ICC measures the proportion of total variance that is attributable to the random effects (between-group variability). It tells you how much of the variation in the outcome (e.g., math score) is due to differences between groups (schools) rather than individual-level variability.

The formula for ICC is:

$$
ICC = \frac{\sigma_{\text{random}}^2}{\sigma_{\text{random}}^2 + \sigma_{\text{residual}}^2}
$$

Where:
- $\sigma_{\text{random}}^2$ is the variance of the random effects (e.g., between schools),
- $\sigma_{\text{residual}}^2$ is the residual (within-group) variance.


In [20]:
# Extract the variance components
random_effect_variance = fit.cov_re.iloc[0, 0]  # Group variance
residual_variance = fit.scale  # Residual variance

# Calculate ICC
icc = random_effect_variance / (random_effect_variance + residual_variance)
print("Intra-Class Correlation (ICC):", icc)

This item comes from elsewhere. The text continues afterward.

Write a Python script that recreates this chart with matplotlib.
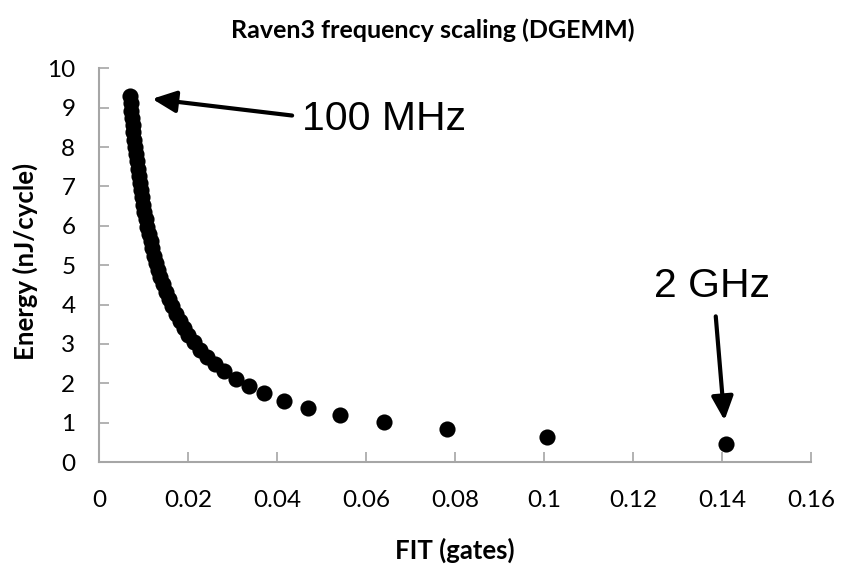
import matplotlib.pyplot as plt

# Raven3 DGEMM sweep, 100 MHz .. 2 GHz operating points
fit_gates = [
    0.0070, 0.0071, 0.0073, 0.0074, 0.0076, 0.0077, 0.0079, 0.0081, 0.0083,
    0.0085, 0.0087, 0.0089, 0.0092, 0.0094, 0.0097, 0.0099, 0.0102, 0.0105,
    0.0108, 0.0112, 0.0116, 0.0119, 0.0124, 0.0128, 0.0133, 0.0138, 0.0144,
    0.0150, 0.0157, 0.0164, 0.0172, 0.0181, 0.0191, 0.0201, 0.0214, 0.0227,
    0.0243, 0.0261, 0.0282, 0.0307, 0.0336, 0.0371, 0.0415, 0.0470, 0.0542,
    0.0641, 0.0783, 0.1007, 0.1410,
]
energy_nj = [
    9.29, 9.11, 8.92, 8.74, 8.56, 8.37, 8.19, 8.00, 7.82,
    7.64, 7.45, 7.27, 7.08, 6.90, 6.72, 6.53, 6.35, 6.16,
    5.98, 5.80, 5.61, 5.43, 5.24, 5.06, 4.88, 4.69, 4.51,
    4.32, 4.14, 3.96, 3.77, 3.59, 3.40, 3.22, 3.04, 2.85,
    2.67, 2.48, 2.30, 2.12, 1.93, 1.75, 1.56, 1.38, 1.20,
    1.01, 0.83, 0.64, 0.46,
]
x_ticks = [0, 0.02, 0.04, 0.06, 0.08, 0.1, 0.12, 0.14, 0.16]
x_tick_labels = ["0", "0.02", "0.04", "0.06", "0.08", "0.1", "0.12", "0.14", "0.16"]
y_ticks = list(range(0, 11))

fig = plt.figure(figsize=(8.41, 5.69), dpi=100)
ax = fig.add_axes([0.1177, 0.188, 0.8466, 0.692])

ax.scatter(fit_gates, energy_nj, s=135, color="black", zorder=3, linewidths=0)

ax.set_xlim(0, 0.16)
ax.set_ylim(0, 10)
ax.set_xticks(x_ticks)
ax.set_xticklabels(x_tick_labels)
ax.set_yticks(y_ticks)

for side in ("top", "right"):
    ax.spines[side].set_visible(False)
for side in ("left", "bottom"):
    ax.spines[side].set_color("#a6a6a6")
    ax.spines[side].set_linewidth(1.5)

ax.tick_params(direction="in", length=7, width=1.2, color="#a6a6a6",
               labelsize=17.5, labelcolor="black")
ax.tick_params(axis="x", pad=20)
ax.tick_params(axis="y", pad=17)
for lbl in ax.get_xticklabels() + ax.get_yticklabels():
    lbl.set_family("Lato")

fig.text(0.514, 0.947, "Raven3 frequency scaling (DGEMM)", ha="center", va="center",
         fontsize=18, fontweight="bold", family="Lato")
fig.text(0.541, 0.032, "FIT (gates)", ha="center", va="center",
         fontsize=18.5, fontweight="bold", family="Lato")
fig.text(0.030, 0.540, "Energy (nJ/cycle)", ha="center", va="center", rotation=90,
         fontsize=18.5, fontweight="bold", family="Lato")

arrow = dict(arrowstyle="-|>,head_length=0.72,head_width=0.33", color="black",
             lw=3, mutation_scale=20, shrinkA=0)

# 100 MHz callout
ax.text(0.0456, 8.7, "100 MHz", fontsize=29.5, family="Liberation Sans",
        ha="left", va="center")
ax.annotate("", xy=(fit_gates[0], energy_nj[0]), xytext=(0.0434, 8.80),
            arrowprops=dict(arrow, shrinkB=16))

# 2 GHz callout
ax.text(0.1378, 4.47, "2 GHz", fontsize=29.5, family="Liberation Sans",
        ha="center", va="center")
ax.annotate("", xy=(fit_gates[-1], energy_nj[-1]), xytext=(0.1386, 3.70),
            arrowprops=dict(arrow, shrinkB=17))

fig.savefig("out.png", dpi=100)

Intra-Class Correlation (ICC): 0.5893084022885959


**ICC of 0.589 indicates moderate to good agreement among groups (Here, within individuals). This suggests that a significant portion of the total variance of reaction time is attributable to the grouping factor(individual random effect factor).**

**d. Likelihood Ratio Test (LRT)**

A likelihood ratio test is used to compare a mixed-effects model with simpler (nested) models. This can help determine if adding random effects significantly improves model fit.

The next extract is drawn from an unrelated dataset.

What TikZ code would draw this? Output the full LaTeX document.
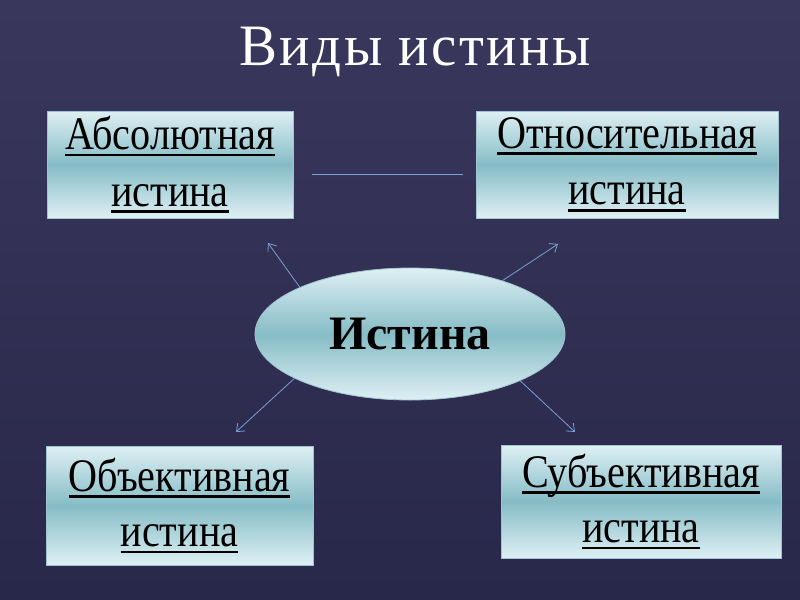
\documentclass[tikz,border=0pt]{standalone}
\usepackage{fontspec}
\setmainfont{Liberation Serif}
\newfontfamily\narrowserif[FakeStretch=0.86]{Liberation Serif}
\newfontfamily\titleserif[FakeStretch=0.97,LetterSpace=4]{Liberation Serif}
\usetikzlibrary{shapes.geometric,arrows.meta}

\definecolor{slidetop}{RGB}{58,55,92}
\definecolor{slidebot}{RGB}{40,40,74}
\definecolor{boxlight}{RGB}{222,240,244}
\definecolor{boxmid}{RGB}{134,188,198}
\definecolor{boxline}{RGB}{160,196,206}
\definecolor{linkblue}{RGB}{120,160,210}

% thick underline as on the slide
\newcommand{\ulword}[1]{\setbox0=\hbox{#1}\leavevmode\rlap{\rule[-5pt]{\wd0}{2pt}}\box0}

\tikzset{
  kindbox/.style={rectangle, draw=boxline, line width=0.6pt, top color=boxlight, bottom color=boxlight, middle color=boxmid, align=center, inner sep=0pt, font=\narrowserif\fontsize{35}{37.5}\selectfont},
  mainoval/.style={ellipse, draw=boxline, line width=0.6pt, top color=boxlight, bottom color=boxlight, middle color=boxmid, inner sep=0pt, minimum width=232.5pt, minimum height=99pt, font=\bfseries\fontsize{36}{36}\selectfont},
  link/.style={draw=linkblue, line width=0.6pt},
  arr/.style={link, -{Straight Barb[length=5pt,width=8pt]}}
}

\begin{document}
\begin{tikzpicture}[x=0.75pt,y=0.75pt,yscale=-1,xscale=1]
  \shade[top color=slidetop, bottom color=slidebot] (0,0) rectangle (800,600);
  \useasboundingbox (0,0) rectangle (800,600);

  \node[text=white, font=\titleserif\fontsize{44}{44}\selectfont] (title) at (415,52) {Виды истины};

  \node[kindbox, minimum width=184.5pt, minimum height=80.25pt] (abs) at (170,164.5) {\ulword{Абсолютная}\\[5pt]\ulword{истина}};
  \node[kindbox, minimum width=226.5pt, minimum height=80.25pt] (otn) at (627,164.5) {\ulword{Относительная}\\[5pt]\ulword{истина}};
  \node[kindbox, minimum width=200.25pt, minimum height=89.25pt] (obj) at (179.5,505.5) {\ulword{Объективная}\\[4pt]\ulword{истина}};
  \node[kindbox, minimum width=210pt, minimum height=84.75pt] (sub) at (641,501.5) {\ulword{Субъективная}\\[4pt]\ulword{истина}};

  \node[mainoval] (ist) at (410,334) {Истина};

  \coordinate (l1) at (312,174);
  \coordinate (l2) at (463,174);
  \draw[link] (l1) -- (l2);

  \coordinate (tipa) at (268,243);
  \coordinate (tipo) at (558,244);
  \coordinate (tipb) at (236,432);
  \coordinate (tips) at (575,432);
  \draw[arr] (ist.157) -- (tipa);
  \draw[arr] (ist.30) -- (tipo);
  \draw[arr] (ist.201) -- (tipb);
  \draw[arr] (ist.-23) -- (tips);
\end{tikzpicture}
\end{document}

Null Hypothesis: The null hypothesis is that the simpler model (in our case, the OLS model without random effects) is adequate to explain the data.

In [24]:
from statsmodels.base.model import LikelihoodModelResults
from scipy import stats

# Fit a simpler model (without random effects)
simpler_model = smf.ols("Reaction ~ Days", data).fit()

# Likelihood ratio test
lr_stat = -2 * (simpler_model.llf - fit.llf)  # Compare log-likelihoods
lr_p_value = 1 - stats.chi2.cdf(lr_stat, df=1)  # df=1, as we compare one additional random effect
print("LRT P-value:", lr_p_value)

LRT P-value: 0.0


The P-Value is 0.0 which is lesss than 0.05, so we can reject null hypothesis and confirm that adding a random effect is helping.

## Conclusion

In this analysis, we employed a **fixed-effects model** to investigate the impact of sleep deprivation on reaction times in a longitudinal dataset, capturing changes over 10 days. This methodology is particularly well-suited for analyzing repeated measurements from the same subjects, as it effectively controls for unobserved heterogeneity.

The fixed-effects modeling approach offers a robust framework for analyzing longitudinal data, particularly in behavioral studies like sleep deprivation. 

This analysis serves as a demonstration of the effectiveness of fixed-effects modeling in longitudinal studies and its evaluation techniques.